Goal of the exercise
Retype, word for word, the lines between the ones holding "Clone this chart in Plotly." and "bounds = [i", inclusive; pictures stay out of the copy.

──────

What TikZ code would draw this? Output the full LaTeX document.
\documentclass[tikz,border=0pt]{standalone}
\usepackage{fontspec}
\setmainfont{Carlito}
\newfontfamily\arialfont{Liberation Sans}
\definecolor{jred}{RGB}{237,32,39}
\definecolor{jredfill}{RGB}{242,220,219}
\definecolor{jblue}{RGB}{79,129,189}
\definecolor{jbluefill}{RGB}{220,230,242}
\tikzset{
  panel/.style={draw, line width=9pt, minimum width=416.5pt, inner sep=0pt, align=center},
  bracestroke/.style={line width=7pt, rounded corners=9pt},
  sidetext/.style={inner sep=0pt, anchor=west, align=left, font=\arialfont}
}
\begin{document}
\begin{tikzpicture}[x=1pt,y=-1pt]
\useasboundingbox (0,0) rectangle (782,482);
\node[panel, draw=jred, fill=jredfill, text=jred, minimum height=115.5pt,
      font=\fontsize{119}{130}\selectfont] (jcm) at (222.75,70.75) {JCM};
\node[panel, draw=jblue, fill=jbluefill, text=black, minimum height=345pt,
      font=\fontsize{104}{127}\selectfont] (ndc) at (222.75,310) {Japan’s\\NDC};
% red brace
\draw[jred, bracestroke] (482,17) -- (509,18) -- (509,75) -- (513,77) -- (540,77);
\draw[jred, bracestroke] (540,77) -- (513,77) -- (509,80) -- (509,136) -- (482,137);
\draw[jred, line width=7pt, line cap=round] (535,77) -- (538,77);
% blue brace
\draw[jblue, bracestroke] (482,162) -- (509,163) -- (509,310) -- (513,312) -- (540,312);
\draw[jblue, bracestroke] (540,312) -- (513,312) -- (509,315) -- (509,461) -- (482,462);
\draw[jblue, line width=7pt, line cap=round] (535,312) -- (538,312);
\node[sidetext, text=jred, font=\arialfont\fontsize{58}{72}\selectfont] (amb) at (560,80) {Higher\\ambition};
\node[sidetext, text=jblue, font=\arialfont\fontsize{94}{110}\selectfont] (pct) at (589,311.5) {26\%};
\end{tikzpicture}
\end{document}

──────

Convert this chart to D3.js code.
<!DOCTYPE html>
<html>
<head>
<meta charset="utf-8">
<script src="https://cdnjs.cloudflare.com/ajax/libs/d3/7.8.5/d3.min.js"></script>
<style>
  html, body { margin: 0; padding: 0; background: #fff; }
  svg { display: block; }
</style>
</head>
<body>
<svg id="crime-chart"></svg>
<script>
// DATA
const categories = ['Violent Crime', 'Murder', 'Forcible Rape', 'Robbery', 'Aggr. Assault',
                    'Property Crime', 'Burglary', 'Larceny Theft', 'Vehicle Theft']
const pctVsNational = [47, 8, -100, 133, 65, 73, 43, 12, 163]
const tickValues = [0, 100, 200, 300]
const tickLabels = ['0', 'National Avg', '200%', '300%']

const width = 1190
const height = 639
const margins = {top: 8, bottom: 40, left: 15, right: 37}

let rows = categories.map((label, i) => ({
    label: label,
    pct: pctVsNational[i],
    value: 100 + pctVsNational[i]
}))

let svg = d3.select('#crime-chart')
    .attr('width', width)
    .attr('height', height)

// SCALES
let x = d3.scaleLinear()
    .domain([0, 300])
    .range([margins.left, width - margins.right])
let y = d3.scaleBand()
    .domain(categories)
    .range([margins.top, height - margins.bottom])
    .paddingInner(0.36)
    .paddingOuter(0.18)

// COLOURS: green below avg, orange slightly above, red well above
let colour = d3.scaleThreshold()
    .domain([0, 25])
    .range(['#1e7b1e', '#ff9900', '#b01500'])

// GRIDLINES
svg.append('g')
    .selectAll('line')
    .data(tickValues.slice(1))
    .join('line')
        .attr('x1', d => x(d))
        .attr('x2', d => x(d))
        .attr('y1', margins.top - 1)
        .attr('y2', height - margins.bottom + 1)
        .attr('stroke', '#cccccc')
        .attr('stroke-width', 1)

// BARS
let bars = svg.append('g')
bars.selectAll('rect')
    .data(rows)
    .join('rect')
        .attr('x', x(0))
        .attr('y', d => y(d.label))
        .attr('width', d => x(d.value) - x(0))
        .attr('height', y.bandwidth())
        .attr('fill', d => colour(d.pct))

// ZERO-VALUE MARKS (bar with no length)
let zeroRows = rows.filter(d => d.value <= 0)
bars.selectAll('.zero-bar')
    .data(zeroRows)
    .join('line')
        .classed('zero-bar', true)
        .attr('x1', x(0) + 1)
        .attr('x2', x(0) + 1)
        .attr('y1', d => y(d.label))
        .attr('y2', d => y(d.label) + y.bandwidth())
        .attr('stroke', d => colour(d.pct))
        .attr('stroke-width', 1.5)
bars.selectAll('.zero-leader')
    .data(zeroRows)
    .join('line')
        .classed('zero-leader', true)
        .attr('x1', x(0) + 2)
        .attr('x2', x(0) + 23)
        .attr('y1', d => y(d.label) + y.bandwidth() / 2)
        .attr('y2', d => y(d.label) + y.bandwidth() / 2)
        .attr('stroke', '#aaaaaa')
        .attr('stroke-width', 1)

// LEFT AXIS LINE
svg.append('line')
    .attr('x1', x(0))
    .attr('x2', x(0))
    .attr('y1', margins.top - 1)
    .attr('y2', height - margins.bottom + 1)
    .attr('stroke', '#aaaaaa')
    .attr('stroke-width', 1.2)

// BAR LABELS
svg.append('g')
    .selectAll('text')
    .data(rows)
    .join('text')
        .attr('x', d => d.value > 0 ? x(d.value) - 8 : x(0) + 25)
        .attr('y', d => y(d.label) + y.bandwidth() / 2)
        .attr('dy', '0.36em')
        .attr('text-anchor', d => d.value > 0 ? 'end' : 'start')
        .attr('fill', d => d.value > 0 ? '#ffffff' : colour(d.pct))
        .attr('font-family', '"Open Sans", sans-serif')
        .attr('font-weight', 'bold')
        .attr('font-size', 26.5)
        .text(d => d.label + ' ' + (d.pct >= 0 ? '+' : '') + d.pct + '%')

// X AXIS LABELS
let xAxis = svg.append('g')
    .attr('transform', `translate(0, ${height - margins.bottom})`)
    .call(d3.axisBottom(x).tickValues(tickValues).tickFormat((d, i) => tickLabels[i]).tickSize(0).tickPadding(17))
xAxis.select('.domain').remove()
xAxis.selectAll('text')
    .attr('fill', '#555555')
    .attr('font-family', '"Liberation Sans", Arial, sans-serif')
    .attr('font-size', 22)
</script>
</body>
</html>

──────

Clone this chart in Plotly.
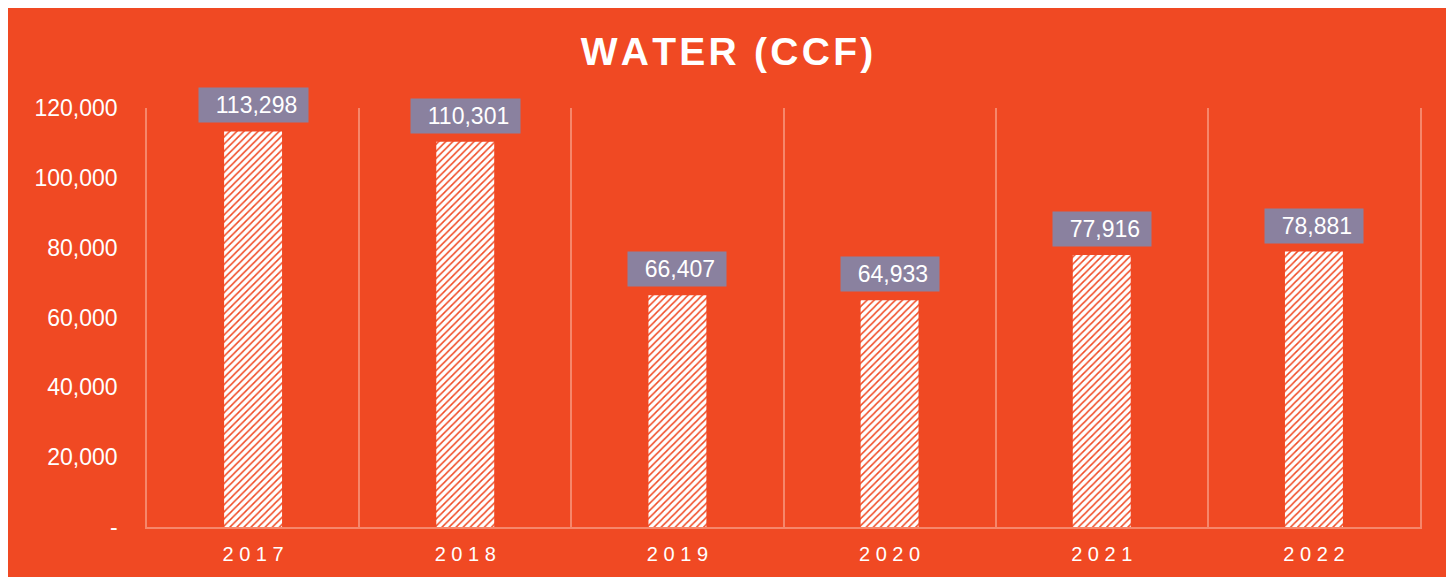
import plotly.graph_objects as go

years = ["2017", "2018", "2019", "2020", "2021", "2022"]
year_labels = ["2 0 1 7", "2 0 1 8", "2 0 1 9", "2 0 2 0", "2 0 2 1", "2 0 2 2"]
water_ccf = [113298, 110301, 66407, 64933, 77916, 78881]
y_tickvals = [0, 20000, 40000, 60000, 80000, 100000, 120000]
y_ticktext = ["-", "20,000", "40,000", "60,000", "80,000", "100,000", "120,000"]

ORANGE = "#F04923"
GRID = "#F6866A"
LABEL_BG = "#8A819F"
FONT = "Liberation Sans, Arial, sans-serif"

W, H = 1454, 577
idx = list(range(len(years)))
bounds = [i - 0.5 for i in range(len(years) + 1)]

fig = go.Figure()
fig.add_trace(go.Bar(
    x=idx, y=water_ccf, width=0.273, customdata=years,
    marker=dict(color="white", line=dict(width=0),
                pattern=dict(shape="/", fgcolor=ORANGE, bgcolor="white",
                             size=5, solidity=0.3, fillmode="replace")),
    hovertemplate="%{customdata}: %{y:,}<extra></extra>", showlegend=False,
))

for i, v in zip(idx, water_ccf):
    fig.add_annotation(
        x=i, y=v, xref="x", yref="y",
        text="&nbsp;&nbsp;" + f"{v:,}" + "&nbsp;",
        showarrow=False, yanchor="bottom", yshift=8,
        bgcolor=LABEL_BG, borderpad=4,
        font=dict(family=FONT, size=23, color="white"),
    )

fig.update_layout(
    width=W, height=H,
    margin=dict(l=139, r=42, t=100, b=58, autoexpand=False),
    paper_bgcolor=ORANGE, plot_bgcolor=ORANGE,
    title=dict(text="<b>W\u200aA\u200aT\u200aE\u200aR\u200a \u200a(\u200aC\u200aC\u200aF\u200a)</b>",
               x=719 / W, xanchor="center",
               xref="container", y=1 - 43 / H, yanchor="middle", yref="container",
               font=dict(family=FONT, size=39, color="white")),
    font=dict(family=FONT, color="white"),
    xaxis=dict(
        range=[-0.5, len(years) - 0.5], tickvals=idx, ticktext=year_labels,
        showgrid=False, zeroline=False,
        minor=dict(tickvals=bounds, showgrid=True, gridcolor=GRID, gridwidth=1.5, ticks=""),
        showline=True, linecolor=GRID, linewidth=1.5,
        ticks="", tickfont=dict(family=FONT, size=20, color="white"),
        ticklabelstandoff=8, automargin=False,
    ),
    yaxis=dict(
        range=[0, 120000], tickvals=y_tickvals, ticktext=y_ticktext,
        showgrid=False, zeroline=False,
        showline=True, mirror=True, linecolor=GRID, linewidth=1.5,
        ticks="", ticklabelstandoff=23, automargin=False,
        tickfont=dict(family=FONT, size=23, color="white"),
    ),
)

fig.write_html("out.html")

──────

Full solution
Clone this chart in Plotly.
import plotly.graph_objects as go

years = ["2017", "2018", "2019", "2020", "2021", "2022"]
year_labels = ["2 0 1 7", "2 0 1 8", "2 0 1 9", "2 0 2 0", "2 0 2 1", "2 0 2 2"]
water_ccf = [113298, 110301, 66407, 64933, 77916, 78881]
y_tickvals = [0, 20000, 40000, 60000, 80000, 100000, 120000]
y_ticktext = ["-", "20,000", "40,000", "60,000", "80,000", "100,000", "120,000"]

ORANGE = "#F04923"
GRID = "#F6866A"
LABEL_BG = "#8A819F"
FONT = "Liberation Sans, Arial, sans-serif"

W, H = 1454, 577
idx = list(range(len(years)))
bounds = [i - 0.5 for i in range(len(years) + 1)]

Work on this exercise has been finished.